Exercise details: Check every line of the entries that follow, and copy the ones containing "this".

Supplied entries:
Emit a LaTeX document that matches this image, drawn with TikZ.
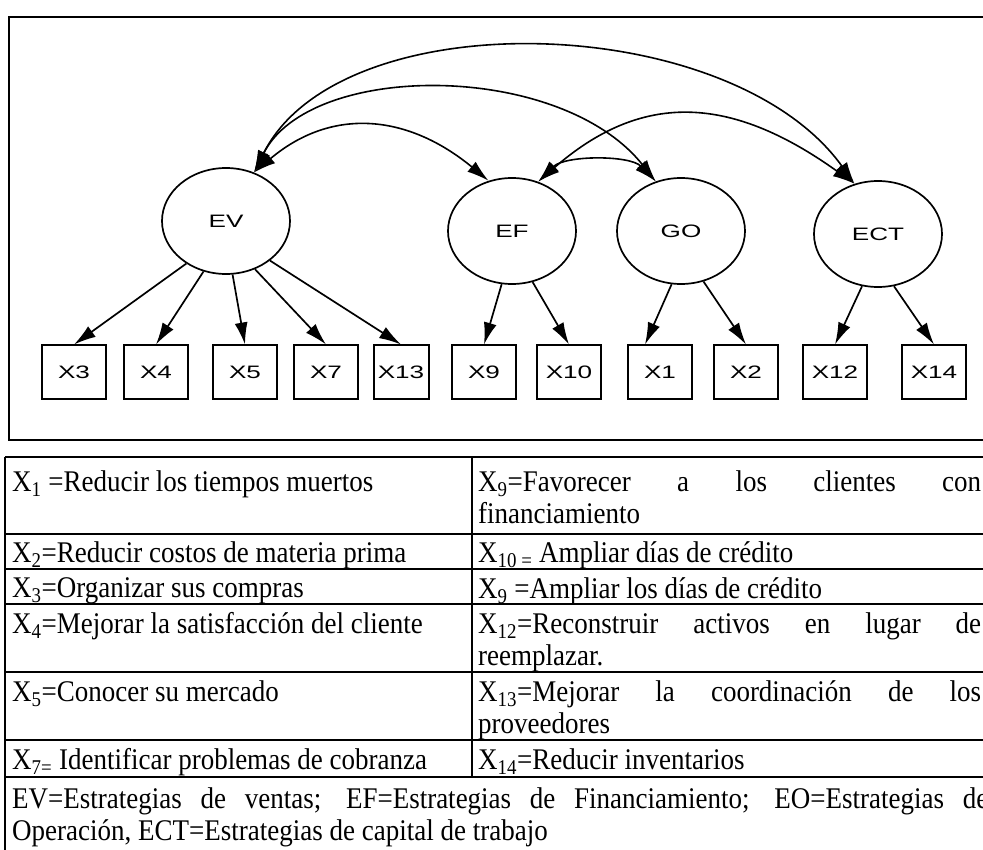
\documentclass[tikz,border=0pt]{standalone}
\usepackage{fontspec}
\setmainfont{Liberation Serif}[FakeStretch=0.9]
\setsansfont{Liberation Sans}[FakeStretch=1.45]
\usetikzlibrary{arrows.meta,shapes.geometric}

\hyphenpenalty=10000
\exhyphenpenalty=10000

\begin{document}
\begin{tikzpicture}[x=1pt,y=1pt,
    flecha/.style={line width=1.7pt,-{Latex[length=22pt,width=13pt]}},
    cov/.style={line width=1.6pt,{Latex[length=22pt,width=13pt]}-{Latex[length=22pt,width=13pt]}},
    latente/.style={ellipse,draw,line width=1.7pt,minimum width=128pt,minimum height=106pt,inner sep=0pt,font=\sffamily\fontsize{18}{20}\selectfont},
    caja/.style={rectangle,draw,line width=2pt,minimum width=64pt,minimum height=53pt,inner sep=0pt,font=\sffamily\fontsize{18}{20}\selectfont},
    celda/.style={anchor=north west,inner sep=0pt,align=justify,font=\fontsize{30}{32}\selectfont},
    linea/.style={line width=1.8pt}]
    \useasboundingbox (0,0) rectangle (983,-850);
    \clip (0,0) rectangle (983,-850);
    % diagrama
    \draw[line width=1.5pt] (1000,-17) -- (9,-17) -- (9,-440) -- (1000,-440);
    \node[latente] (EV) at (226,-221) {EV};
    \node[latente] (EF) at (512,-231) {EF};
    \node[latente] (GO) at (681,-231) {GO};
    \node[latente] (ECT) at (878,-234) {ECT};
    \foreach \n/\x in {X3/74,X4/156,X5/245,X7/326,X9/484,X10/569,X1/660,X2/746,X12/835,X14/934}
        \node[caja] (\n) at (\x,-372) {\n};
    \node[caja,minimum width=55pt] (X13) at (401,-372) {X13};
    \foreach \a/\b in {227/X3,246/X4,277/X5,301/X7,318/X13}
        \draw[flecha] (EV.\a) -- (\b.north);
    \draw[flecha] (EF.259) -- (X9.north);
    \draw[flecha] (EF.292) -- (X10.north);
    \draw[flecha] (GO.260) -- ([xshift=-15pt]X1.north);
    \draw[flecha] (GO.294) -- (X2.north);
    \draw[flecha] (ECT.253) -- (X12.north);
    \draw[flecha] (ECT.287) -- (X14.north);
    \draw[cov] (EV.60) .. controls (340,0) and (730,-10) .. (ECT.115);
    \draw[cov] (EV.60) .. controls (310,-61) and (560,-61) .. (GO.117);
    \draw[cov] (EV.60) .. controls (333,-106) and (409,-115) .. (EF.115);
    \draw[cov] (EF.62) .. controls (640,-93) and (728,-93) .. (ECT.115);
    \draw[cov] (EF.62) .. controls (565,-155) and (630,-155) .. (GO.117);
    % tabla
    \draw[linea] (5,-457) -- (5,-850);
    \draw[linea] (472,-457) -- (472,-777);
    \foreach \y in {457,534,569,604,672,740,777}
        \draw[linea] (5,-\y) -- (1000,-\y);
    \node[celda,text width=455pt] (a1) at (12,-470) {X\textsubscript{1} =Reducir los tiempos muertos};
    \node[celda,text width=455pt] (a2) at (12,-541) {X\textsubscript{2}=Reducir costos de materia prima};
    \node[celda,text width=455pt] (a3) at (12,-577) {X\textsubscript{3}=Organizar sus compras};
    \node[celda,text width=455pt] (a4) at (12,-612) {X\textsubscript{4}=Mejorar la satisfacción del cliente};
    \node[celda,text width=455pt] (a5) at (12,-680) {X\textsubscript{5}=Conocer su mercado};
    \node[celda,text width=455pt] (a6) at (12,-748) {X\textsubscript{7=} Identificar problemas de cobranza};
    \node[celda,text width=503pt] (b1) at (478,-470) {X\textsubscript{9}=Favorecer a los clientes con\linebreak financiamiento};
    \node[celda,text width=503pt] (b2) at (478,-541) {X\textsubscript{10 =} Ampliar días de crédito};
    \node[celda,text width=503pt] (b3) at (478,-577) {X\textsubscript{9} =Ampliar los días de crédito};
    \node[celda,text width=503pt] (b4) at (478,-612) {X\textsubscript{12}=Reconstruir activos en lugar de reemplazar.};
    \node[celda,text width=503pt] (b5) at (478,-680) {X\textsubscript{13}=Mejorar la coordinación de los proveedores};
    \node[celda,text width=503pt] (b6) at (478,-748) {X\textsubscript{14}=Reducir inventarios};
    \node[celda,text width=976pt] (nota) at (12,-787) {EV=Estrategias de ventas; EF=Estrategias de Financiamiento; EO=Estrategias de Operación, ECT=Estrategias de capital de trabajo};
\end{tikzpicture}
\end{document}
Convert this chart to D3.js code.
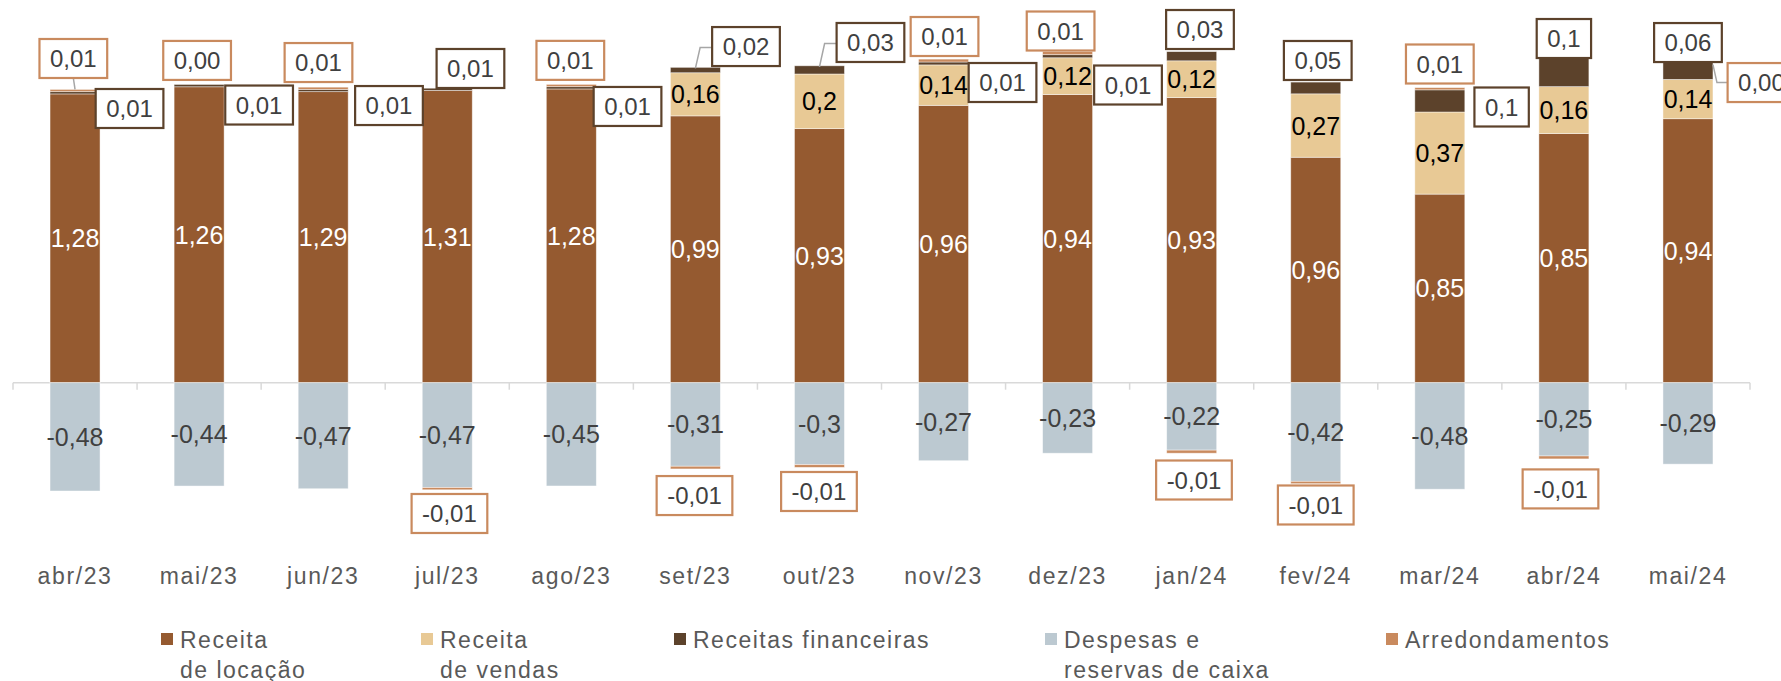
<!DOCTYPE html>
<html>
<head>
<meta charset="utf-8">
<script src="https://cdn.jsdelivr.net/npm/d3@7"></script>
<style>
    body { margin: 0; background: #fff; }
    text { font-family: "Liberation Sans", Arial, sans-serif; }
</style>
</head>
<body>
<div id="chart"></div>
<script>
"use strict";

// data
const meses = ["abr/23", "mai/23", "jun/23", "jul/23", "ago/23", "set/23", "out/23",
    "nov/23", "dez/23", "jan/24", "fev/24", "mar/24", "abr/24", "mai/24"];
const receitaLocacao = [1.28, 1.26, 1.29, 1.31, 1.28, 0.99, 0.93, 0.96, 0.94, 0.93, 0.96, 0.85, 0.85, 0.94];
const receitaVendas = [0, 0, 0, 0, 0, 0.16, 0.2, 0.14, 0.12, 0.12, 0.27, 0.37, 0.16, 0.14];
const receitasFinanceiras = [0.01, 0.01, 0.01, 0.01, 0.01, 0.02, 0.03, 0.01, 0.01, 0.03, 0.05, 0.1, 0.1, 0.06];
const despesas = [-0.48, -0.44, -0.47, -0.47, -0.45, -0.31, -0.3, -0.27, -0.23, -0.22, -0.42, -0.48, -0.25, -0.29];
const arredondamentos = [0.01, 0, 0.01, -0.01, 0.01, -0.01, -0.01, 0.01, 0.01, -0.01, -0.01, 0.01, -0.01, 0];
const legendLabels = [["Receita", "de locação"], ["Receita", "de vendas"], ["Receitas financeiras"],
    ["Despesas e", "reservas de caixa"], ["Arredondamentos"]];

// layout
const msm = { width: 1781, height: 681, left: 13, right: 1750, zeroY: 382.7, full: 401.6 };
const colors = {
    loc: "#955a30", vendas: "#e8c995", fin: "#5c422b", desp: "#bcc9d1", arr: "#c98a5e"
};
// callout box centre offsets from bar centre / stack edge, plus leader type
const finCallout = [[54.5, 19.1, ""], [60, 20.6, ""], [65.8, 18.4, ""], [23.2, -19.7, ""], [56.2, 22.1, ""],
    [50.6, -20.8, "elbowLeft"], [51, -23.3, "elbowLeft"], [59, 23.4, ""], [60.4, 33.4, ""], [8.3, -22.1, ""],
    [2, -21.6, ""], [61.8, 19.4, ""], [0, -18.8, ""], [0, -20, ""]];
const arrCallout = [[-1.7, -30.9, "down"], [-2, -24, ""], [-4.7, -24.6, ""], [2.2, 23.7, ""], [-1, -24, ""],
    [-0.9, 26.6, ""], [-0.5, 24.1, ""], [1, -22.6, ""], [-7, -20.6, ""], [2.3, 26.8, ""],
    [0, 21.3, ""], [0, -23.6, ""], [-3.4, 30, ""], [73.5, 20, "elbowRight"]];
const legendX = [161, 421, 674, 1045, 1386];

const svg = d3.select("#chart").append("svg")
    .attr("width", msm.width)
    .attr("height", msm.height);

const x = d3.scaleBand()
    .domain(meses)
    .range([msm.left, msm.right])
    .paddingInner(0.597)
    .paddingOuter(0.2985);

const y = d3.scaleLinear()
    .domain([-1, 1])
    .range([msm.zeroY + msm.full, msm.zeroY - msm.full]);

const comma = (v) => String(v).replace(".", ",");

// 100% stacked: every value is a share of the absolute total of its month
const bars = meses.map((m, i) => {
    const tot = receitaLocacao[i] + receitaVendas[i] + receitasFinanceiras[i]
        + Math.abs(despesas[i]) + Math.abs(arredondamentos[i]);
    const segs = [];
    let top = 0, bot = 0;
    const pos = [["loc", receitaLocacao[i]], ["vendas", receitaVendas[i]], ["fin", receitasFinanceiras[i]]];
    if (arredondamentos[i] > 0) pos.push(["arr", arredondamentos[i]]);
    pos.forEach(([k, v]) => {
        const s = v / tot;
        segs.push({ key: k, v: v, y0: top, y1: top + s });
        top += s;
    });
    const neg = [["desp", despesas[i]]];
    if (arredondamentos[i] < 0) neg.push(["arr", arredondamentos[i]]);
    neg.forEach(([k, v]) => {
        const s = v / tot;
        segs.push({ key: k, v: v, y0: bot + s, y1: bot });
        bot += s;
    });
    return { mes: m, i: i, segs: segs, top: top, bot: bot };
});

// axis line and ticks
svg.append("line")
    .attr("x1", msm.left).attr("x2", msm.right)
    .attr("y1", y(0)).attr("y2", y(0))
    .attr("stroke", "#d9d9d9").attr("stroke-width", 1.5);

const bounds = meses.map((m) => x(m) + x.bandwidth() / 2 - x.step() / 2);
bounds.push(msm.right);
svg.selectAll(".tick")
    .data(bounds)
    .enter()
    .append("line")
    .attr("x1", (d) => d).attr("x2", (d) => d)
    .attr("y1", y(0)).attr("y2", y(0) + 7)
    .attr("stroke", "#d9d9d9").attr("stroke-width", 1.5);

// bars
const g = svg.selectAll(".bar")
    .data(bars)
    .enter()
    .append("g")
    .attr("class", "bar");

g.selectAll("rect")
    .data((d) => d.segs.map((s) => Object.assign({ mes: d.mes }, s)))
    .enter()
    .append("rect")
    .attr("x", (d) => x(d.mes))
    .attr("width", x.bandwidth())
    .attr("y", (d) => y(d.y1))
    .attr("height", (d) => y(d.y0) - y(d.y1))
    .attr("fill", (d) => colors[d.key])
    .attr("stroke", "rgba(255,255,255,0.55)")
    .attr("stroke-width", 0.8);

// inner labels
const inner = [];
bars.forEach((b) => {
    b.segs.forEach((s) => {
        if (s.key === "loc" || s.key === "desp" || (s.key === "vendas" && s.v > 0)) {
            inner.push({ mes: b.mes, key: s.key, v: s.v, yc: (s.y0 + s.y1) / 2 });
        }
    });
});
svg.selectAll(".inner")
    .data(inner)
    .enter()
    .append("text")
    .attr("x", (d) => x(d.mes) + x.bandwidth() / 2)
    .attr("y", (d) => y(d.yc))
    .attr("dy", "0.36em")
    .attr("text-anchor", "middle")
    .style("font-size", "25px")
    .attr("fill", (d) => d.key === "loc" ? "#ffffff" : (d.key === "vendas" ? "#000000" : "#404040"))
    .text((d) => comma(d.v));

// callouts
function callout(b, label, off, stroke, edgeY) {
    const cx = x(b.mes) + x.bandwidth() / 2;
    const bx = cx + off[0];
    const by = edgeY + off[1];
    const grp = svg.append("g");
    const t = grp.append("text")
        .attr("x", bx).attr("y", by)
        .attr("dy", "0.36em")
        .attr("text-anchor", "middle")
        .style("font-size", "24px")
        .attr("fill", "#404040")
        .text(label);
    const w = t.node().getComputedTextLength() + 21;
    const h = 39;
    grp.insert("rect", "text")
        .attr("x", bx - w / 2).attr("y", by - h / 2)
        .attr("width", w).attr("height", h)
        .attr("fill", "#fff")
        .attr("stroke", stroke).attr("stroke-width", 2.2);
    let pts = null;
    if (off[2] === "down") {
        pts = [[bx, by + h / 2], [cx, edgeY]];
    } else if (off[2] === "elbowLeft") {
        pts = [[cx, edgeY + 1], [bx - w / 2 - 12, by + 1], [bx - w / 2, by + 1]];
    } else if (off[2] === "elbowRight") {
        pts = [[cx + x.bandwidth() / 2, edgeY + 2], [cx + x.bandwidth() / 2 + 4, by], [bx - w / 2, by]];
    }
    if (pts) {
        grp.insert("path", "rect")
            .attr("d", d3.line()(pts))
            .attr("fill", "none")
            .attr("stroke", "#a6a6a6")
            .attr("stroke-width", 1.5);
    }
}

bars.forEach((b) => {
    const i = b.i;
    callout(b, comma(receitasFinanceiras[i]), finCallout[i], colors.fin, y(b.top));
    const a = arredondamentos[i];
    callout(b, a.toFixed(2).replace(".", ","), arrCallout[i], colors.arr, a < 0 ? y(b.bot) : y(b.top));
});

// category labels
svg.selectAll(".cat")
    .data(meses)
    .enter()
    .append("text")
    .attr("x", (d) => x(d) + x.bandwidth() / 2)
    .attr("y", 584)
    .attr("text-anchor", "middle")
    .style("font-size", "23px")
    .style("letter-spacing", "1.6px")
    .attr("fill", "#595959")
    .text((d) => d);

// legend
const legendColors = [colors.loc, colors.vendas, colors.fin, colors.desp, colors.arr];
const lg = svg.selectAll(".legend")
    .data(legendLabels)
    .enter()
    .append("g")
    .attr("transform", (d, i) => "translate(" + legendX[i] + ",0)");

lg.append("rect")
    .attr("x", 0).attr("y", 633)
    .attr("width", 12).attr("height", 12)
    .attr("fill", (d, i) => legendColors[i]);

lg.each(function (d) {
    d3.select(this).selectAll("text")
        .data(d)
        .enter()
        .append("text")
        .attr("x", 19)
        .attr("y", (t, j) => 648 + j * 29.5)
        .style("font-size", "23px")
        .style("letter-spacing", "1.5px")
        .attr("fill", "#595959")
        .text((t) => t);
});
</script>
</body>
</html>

Result of the task:
Emit a LaTeX document that matches this image, drawn with TikZ.
Convert this chart to D3.js code.
    d3.select(this).selectAll("text")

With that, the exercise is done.